Exactly the lines from the one containing "Generate a Python" through the one containing "['1992', '1994', '1996', '1998', '2000', '2002', '2004', '2006']" are to be returned, please, without any pictures.

Information provided »

[start]

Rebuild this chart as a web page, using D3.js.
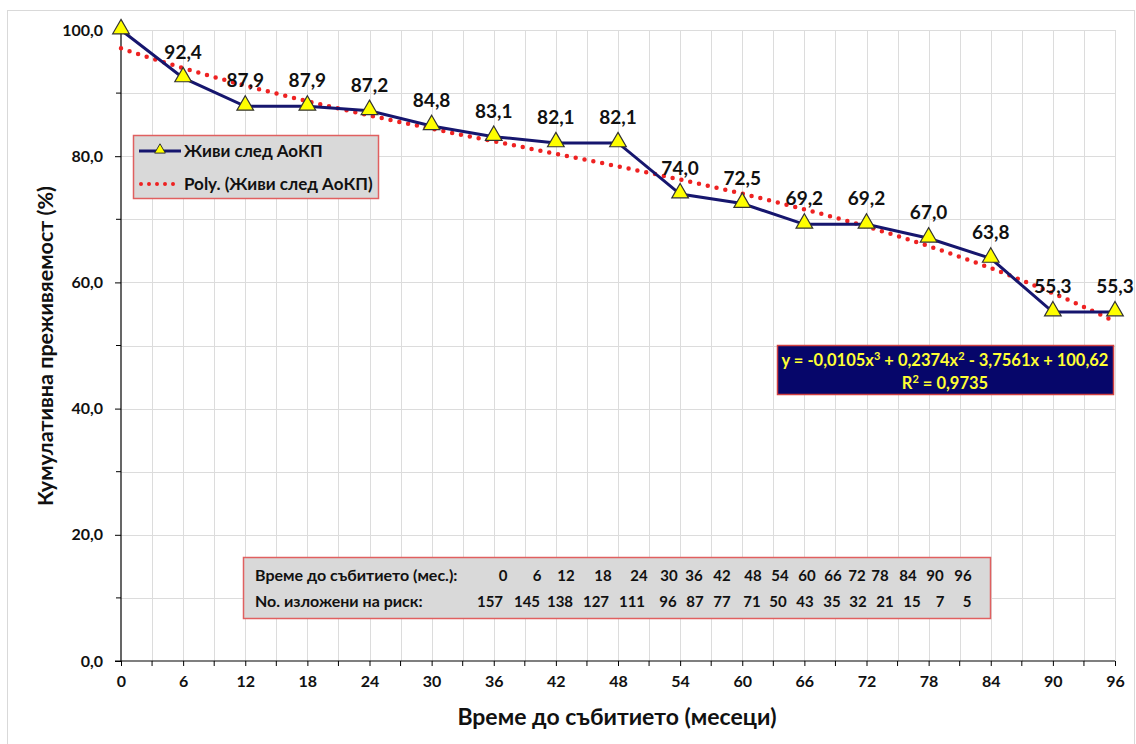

[end]
[start]

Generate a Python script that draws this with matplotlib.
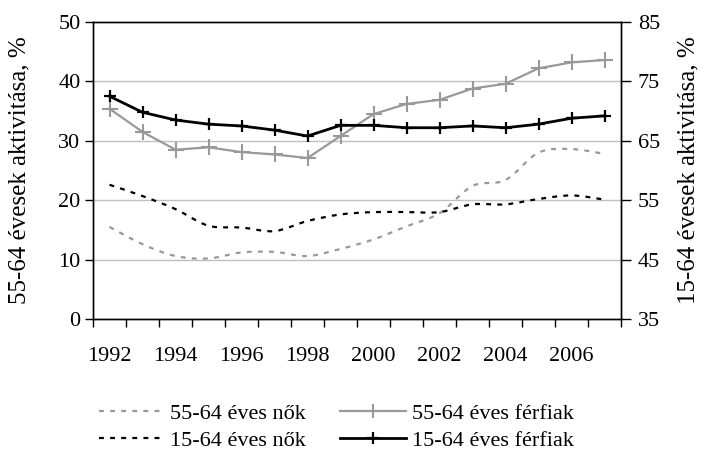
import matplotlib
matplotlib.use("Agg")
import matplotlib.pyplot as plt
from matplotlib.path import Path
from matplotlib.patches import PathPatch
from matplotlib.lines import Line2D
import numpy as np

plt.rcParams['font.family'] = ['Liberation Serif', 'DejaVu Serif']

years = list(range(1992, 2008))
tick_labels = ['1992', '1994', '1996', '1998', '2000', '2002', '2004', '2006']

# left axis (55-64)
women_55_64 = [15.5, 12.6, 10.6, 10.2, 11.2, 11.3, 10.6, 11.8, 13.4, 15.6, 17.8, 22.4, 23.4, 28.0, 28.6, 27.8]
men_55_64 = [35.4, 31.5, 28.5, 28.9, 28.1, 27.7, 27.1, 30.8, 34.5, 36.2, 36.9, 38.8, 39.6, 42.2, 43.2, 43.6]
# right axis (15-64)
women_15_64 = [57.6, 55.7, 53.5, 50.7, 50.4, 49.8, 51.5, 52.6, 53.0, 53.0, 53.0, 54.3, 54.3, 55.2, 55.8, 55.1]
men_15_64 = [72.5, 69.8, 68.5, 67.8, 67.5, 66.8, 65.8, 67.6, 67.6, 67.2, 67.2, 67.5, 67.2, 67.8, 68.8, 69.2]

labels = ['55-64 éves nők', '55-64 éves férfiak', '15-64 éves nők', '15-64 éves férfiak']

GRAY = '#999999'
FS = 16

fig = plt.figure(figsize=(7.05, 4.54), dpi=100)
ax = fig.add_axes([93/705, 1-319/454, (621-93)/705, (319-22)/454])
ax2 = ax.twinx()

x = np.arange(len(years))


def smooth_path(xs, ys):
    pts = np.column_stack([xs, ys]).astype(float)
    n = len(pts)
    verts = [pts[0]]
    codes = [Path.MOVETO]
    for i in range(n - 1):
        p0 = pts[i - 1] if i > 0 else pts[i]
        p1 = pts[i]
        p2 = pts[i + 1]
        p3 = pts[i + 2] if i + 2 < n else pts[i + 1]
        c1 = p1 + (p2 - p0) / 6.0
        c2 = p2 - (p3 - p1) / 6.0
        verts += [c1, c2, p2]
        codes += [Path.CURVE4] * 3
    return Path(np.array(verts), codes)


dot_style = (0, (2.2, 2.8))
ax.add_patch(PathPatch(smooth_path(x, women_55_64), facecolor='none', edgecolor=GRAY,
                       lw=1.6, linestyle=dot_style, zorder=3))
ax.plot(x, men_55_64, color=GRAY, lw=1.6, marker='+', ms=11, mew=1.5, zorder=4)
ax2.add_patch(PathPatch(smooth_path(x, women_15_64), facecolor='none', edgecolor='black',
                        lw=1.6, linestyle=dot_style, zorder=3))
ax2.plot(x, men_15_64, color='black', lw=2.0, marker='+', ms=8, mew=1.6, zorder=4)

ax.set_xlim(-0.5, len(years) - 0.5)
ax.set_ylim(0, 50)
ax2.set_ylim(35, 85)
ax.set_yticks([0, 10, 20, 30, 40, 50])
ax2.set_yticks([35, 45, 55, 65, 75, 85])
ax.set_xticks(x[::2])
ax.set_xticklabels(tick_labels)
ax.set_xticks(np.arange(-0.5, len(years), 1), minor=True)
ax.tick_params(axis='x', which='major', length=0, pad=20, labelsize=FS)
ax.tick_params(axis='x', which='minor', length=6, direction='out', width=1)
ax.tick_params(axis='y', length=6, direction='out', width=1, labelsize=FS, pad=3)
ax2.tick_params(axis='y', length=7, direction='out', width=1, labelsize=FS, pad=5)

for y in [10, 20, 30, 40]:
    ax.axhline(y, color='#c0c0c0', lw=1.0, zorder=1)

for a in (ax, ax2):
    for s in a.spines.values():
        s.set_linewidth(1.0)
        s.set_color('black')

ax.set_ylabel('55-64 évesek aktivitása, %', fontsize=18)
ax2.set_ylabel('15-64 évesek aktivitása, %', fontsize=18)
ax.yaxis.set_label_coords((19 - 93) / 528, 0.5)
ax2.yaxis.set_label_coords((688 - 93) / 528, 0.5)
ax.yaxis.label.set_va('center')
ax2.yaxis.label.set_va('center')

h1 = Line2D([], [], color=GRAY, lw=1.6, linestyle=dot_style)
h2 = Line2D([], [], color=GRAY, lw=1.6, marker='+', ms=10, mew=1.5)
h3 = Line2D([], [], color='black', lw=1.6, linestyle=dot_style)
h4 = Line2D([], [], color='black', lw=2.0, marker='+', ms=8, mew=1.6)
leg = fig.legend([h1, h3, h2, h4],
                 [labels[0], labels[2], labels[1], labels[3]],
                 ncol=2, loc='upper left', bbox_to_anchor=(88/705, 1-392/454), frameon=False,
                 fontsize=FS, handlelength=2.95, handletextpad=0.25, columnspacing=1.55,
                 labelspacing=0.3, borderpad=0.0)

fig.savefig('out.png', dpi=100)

[end]

Task solution »
Generate a Python script that draws this with matplotlib.
import matplotlib
matplotlib.use("Agg")
import matplotlib.pyplot as plt
from matplotlib.path import Path
from matplotlib.patches import PathPatch
from matplotlib.lines import Line2D
import numpy as np

plt.rcParams['font.family'] = ['Liberation Serif', 'DejaVu Serif']

years = list(range(1992, 2008))
tick_labels = ['1992', '1994', '1996', '1998', '2000', '2002', '2004', '2006']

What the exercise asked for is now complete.